Tally up how many lines in the listing below contain the string "with", and give only the total.

[start Information provided]

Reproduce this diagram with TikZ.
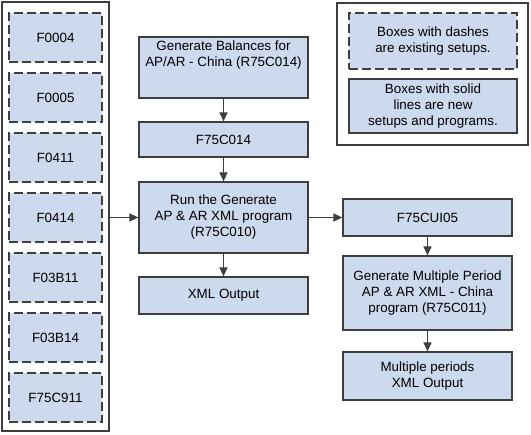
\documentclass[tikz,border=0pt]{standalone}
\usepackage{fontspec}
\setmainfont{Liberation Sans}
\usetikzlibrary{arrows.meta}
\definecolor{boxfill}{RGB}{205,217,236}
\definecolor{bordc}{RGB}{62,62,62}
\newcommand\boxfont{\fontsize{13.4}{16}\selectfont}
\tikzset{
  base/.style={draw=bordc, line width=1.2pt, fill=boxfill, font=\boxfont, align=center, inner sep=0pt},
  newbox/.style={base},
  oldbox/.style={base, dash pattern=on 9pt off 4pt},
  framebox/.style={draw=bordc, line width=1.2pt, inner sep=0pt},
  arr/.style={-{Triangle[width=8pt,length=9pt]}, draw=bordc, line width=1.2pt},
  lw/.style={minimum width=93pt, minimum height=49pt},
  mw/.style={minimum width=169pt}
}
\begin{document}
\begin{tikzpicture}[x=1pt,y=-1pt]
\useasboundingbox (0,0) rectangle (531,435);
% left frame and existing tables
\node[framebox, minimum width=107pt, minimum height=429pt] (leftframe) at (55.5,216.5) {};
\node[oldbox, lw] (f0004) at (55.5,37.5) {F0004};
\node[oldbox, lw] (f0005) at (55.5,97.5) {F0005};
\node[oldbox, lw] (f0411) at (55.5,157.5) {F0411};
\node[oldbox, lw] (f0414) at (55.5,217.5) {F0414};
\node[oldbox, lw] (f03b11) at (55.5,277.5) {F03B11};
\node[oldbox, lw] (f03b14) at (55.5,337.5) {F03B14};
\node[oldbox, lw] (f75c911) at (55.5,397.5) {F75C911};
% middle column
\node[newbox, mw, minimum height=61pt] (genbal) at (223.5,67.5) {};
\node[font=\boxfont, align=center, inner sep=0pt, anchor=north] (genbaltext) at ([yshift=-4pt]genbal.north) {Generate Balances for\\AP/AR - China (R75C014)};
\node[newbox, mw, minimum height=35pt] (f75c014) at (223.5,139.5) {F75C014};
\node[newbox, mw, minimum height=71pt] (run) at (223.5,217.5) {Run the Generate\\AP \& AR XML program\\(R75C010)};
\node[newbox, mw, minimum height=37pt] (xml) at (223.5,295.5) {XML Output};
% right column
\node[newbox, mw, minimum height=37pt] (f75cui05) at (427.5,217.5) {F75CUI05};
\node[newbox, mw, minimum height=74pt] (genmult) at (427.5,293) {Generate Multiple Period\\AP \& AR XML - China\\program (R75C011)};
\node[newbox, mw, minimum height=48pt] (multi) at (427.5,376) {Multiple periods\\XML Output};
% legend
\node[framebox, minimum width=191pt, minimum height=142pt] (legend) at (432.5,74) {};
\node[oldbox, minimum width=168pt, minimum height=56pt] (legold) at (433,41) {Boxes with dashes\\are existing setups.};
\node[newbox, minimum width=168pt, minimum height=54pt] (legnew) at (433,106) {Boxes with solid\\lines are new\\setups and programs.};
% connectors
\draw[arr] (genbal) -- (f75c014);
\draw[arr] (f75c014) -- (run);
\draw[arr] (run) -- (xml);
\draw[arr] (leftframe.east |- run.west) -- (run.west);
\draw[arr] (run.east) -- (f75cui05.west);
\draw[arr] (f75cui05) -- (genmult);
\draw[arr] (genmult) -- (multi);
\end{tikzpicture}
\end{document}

[end Information provided]

Finished task
3